FAT32 is enabled for disk with minimum 2 GB size, or if MBR / boot sector image enable this filesystem. When using "vvfat" for a floppy, FAT12 is used (1.44M media only). In all other cases FAT16 is used. Long filename support is always present.

Special FAT file attributes are stored in a special file named vvfat_attr.cfg. When using the "optional commit" feature, modified attributes are saved to this file. The "optional commit" also supports setting the file modification date and time.

9.21.11.2. image creation

Not necessary. The directory must exist before running Bochs.

9.21.11.3. path

The "path" option of the ataX-xxx directive in the configuration file must point to an existing local directory. The redolog name can be set with the "journal" option of the same directive. If not set, the redolog name is created by adding the filename "vvfat.dir.redolog" to the path.
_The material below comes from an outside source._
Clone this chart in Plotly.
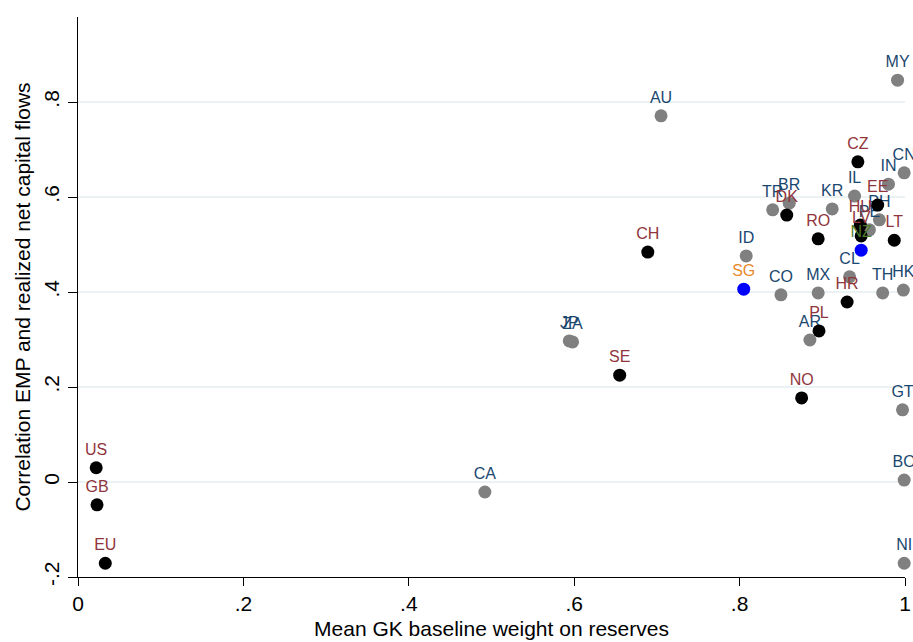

A random suffix is also appended to the redolog name.

9.21.11.4. external tools

You can use your favourite file manager to copy file to the directory you'd like to use. The directory should not be modified while Bochs is running.

9.21.11.5. typical use

Accessing files of the host hard drive is only possible with vvfat.

9.21.11.6. limitations

There is no runtime write support present yet. All changes are written to the volatile redolog and they can only be committed on Bochs exit.

When using the MBR from image file only the first partition is used and it must be of type FAT16 or FAT32. FAT12 can be used for the floppy only. An extended partition or other file system types are not supported.

The "vvfat" implementation does not support save/restore, since there is no check if the host directory tree and all files are unmodified after saving the Bochs state.